En un mot, de telles descriptions nous affectent, tandis que nous ne sommes point épris des prétendus mysteres qu’on prétend que ces fictions renferment, & des explications historiques, morales ou physiques qu’on nous en a données ; encore moins pouvons-nous goûter les traces imaginaires que des auteurs, plus chrétiens que critiques, croyent appercevoir dans ces fables de certaines vérités que contiennent les livres sacrés. L’un retrouve dans les pommes, ou dans les brebis des Hespérides, Josué qui pille les troupeaux & les fruits des Cananéens ; l’autre se persuade que le jardin des Hespérides, leurs pommes & leur dragon ont été faits d’après le paradis terrestre. Non, non, les poëtes, en forgeant la fable de ces aimables nymphes, n’ont point corrompu l’Ecriture-sainte, qu’ils ne connoissoient pas ; ils n’ont point voulu nous cacher des mysteres, ni nous donner aucunes instructions. C’est faire trop d’honneur à ces agréables artisans de mensonges que de leur prêter des intentions de cette espece ; ils se sont uniquement proposés de nous amuser, d’embellir leur sujet, de donner carriere à leur enthousiasme, d’exciter l’admiration & la surprise, en un mot de peindre & de plaire, & l’on doit avouer qu’ils ont eu, pour la plûpart, le secret de réussir. (D. J.)

Hespérides, îles des, (Géog. anc.) îles de la mer Atlantique ; Pline, l.
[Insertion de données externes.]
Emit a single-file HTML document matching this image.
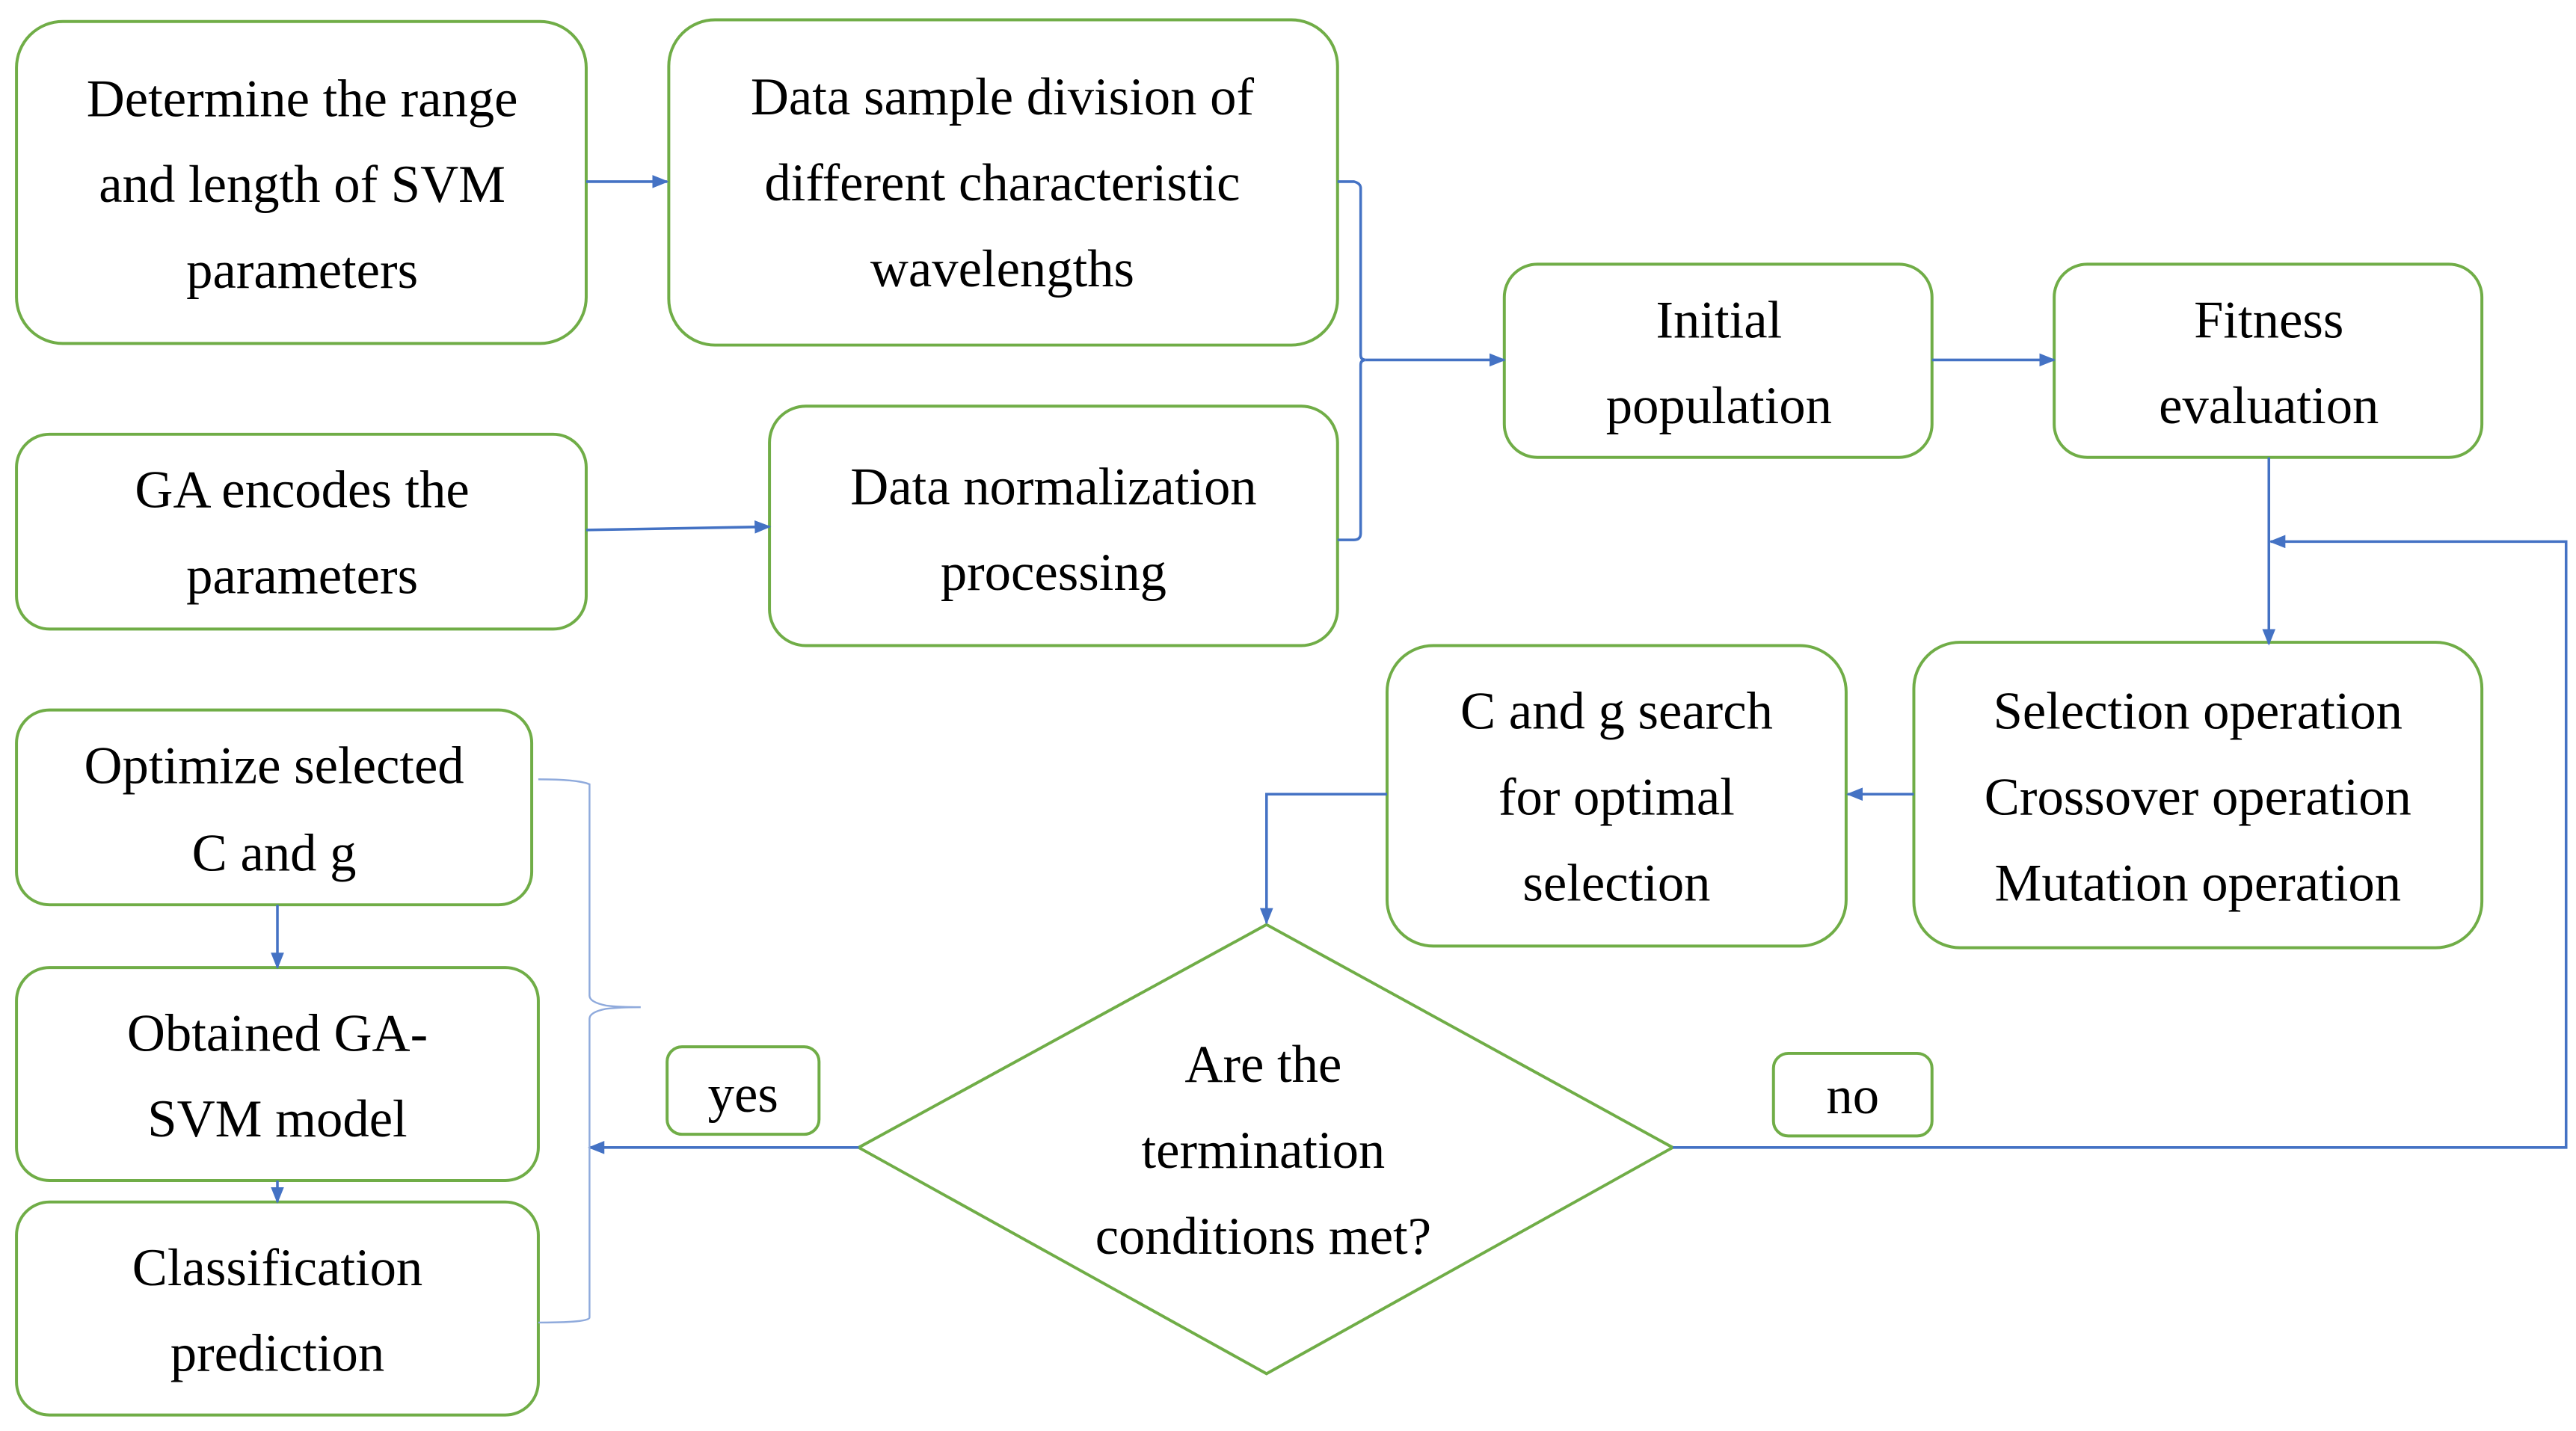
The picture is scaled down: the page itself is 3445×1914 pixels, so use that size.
<!DOCTYPE html>
<html><head><meta charset="utf-8"><style>
html,body{margin:0;padding:0;background:#fff;}
svg{display:block;}
svg text{font-family:"Liberation Serif","Times New Roman",Times,serif !important;font-size:32px;fill:#000;text-anchor:middle;dominant-baseline:middle;}
.b{fill:#fff;stroke:#70AD47;stroke-width:1.8;}
.c{fill:none;stroke:#4472C4;stroke-width:1.6;}
.t{fill:none;stroke:#8FAADC;stroke-width:1.1;}
</style></head><body>
<svg width="3445" height="1914" viewBox="0 0 1560 866.7" preserveAspectRatio="none" font-family="Liberation Serif, Times New Roman, serif">
<defs><marker id="a" markerWidth="10" markerHeight="8" refX="9" refY="4" orient="auto" markerUnits="userSpaceOnUse"><path d="M0,0 L10,4 L0,8 z" fill="#4472C4"/></marker></defs>
<rect class="b" x="10" y="13" width="345" height="195" rx="28"/>
<text font-family="Liberation Serif" x="183" y="63">Determine the range</text><text font-family="Liberation Serif" x="183" y="115">and length of SVM</text><text font-family="Liberation Serif" x="183" y="167">parameters</text>
<rect class="b" x="405" y="12" width="405" height="197" rx="28"/>
<text font-family="Liberation Serif" x="607" y="62">Data sample division of</text><text font-family="Liberation Serif" x="607" y="114">different characteristic</text><text font-family="Liberation Serif" x="607" y="166">wavelengths</text>
<rect class="b" x="10" y="263" width="345" height="118" rx="20"/>
<text font-family="Liberation Serif" x="183" y="300">GA encodes the</text><text font-family="Liberation Serif" x="183" y="352">parameters</text>
<rect class="b" x="466" y="246" width="344" height="145" rx="22"/>
<text font-family="Liberation Serif" x="638" y="298">Data normalization</text><text font-family="Liberation Serif" x="638" y="350">processing</text>
<rect class="b" x="911" y="160" width="259" height="117" rx="20"/>
<text font-family="Liberation Serif" x="1041" y="197">Initial</text><text font-family="Liberation Serif" x="1041" y="249">population</text>
<rect class="b" x="1244" y="160" width="259" height="117" rx="20"/>
<text font-family="Liberation Serif" x="1374" y="197">Fitness</text><text font-family="Liberation Serif" x="1374" y="249">evaluation</text>
<rect class="b" x="1159" y="389" width="344" height="185" rx="28"/>
<text font-family="Liberation Serif" x="1331" y="434">Selection operation</text><text font-family="Liberation Serif" x="1331" y="486">Crossover operation</text><text font-family="Liberation Serif" x="1331" y="538">Mutation operation</text>
<rect class="b" x="840" y="391" width="278" height="182" rx="28"/>
<text font-family="Liberation Serif" x="979" y="434">C and g search</text><text font-family="Liberation Serif" x="979" y="486">for optimal</text><text font-family="Liberation Serif" x="979" y="538">selection</text>
<rect class="b" x="10" y="430" width="312" height="118" rx="20"/>
<text font-family="Liberation Serif" x="166" y="467">Optimize selected</text><text font-family="Liberation Serif" x="166" y="520">C and g</text>
<rect class="b" x="10" y="586" width="316" height="129" rx="20"/>
<text font-family="Liberation Serif" x="168" y="629">Obtained GA-</text><text font-family="Liberation Serif" x="168" y="681">SVM model</text>
<rect class="b" x="10" y="728" width="316" height="129" rx="20"/>
<text font-family="Liberation Serif" x="168" y="771">Classification</text><text font-family="Liberation Serif" x="168" y="823">prediction</text>
<polygon class="b" points="767,560 1013,695 767,832 520,695"/>
<text font-family="Liberation Serif" x="765" y="648">Are the</text><text font-family="Liberation Serif" x="765" y="700">termination</text><text font-family="Liberation Serif" x="765" y="752">conditions met?</text>
<rect class="b" x="404" y="634" width="92" height="53" rx="9"/>
<text font-family="Liberation Serif" x="450" y="666">yes</text>
<rect class="b" x="1074" y="638" width="96" height="50" rx="9"/>
<text font-family="Liberation Serif" x="1122" y="667">no</text>
<line class="c" x1="355" y1="110" x2="404" y2="110" marker-end="url(#a)"/>
<line class="c" x1="355" y1="321" x2="466" y2="319" marker-end="url(#a)"/>
<path class="c" d="M810,110 L820,110 Q824,111 824,114 L824,215 Q824,218 827,218 Q824,218 824,221 L824,323 Q824,327 820,327 L810,327"/>
<line class="c" x1="827" y1="218" x2="911" y2="218" marker-end="url(#a)"/>
<line class="c" x1="1170" y1="218" x2="1244" y2="218" marker-end="url(#a)"/>
<line class="c" x1="1374" y1="277" x2="1374" y2="390" marker-end="url(#a)"/>
<path class="c" d="M1013,695 L1554,695 L1554,328 L1375,328" marker-end="url(#a)"/>
<line class="c" x1="1159" y1="481" x2="1119" y2="481" marker-end="url(#a)"/>
<path class="c" d="M840,481 L767,481 L767,559" marker-end="url(#a)"/>
<line class="c" x1="520" y1="695" x2="357" y2="695" marker-end="url(#a)"/>
<line class="c" x1="168" y1="548" x2="168" y2="586" marker-end="url(#a)"/>
<line class="c" x1="168" y1="715" x2="168" y2="728" marker-end="url(#a)"/>
<path class="t" d="M326,472 Q350,472 357,475 L357,603 Q357,607 367,609 Q375,610 388,610 Q375,610 367,611 Q357,613 357,617 L357,798 Q357,801 326,801"/>
</svg>
</body></html>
VI. c. xxxj. n’en parle qu’avec incertitude ; ce qu’il en dit, ne convient point aux Canaries, encore moins aux Açores, ni aux Antilles ; il met une journée de navigation depuis les îles Hespérides au cap nommé Hesperu-ceras ; il parcourt donc la côte occidentale d’Afrique : le cap qu’il nomme Hesperu-ceras doit être le Cap-verd ; les Hespérides étoient, dit-il, à une journée en-deçà de Hesperu-ceras ; seroient-ce deux des îles du Sénégal ? Mais enfin quel fonds peut-on faire sur des relations imparfaites, & dressées dans des tems où ces lieux n’étoient connus que par une tradition également obscure & incertaine. (D. J.)